Zijn er vanuit de Belastingdienst regels/kaders voor wat betreft de bestedingsdoelen die de werkgever aanvullend aanwijst?

De Belastingdienst gaat daar niet over. Wel moet de werkgever nagaan bij het aanwijzen van aanvullende bestedingsdoelen of daar een gerichte vrijstelling voor geldt of dat dit ten laste komt van de vrije ruimte van de werkkostenregeling (WKR).

Welke doelen uit de PKB-regeling komen ten laste van de vrije ruimte van de werkkostenregeling (WKR)?

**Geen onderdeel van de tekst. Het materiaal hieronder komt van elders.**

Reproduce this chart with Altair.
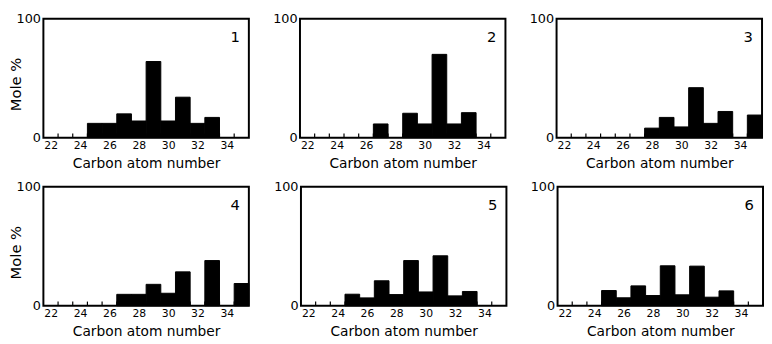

Doelen die ten laste van de vrije ruimte komen zijn:

  • aanschaf van een fiets;
  • vakbondscontributie;
  • vitaliteitsdoelen;
  • persoonlijk pensioenadvies.

Denk bijvoorbeeld ook aan de jaarlijkse personeelsbijeenkomst en het kerstpakket, deze
komen ook ten laste van de vrije ruimte.
Zie voor meer informatie het Handboek Loonheffingen van de Belastingdienst.

Voor welke doelen geldt binnen de werkkostenregeling (WKR) een gerichte vrijstelling?

Een gerichte vrijstelling geldt voor:

  • zakelijke reiskosten waaronder woon-werkverkeer;
  • kosten voor een zakelijke opleiding en ontwikkeling.

Zie voor meer informatie het Handboek Loonheffingen van de Belastingdienst.

Moet de werknemer bewijsstukken (facturen/bonnen) aanleveren?

Ja, de werknemer moet bewijsstukken inleveren bij de werkgever waaruit blijkt dat het PKB echt is besteed aan (één van) de afgesproken gelddoelen. Dat doet de werknemer uiterlijk in de maand na de maand waarin het PKB is besteed aan een gelddoel. Als de bewijsstukken niet op tijd worden aangeleverd, dan worden de verschuldigde loonheffingen alsnog ingehouden door de werkgever.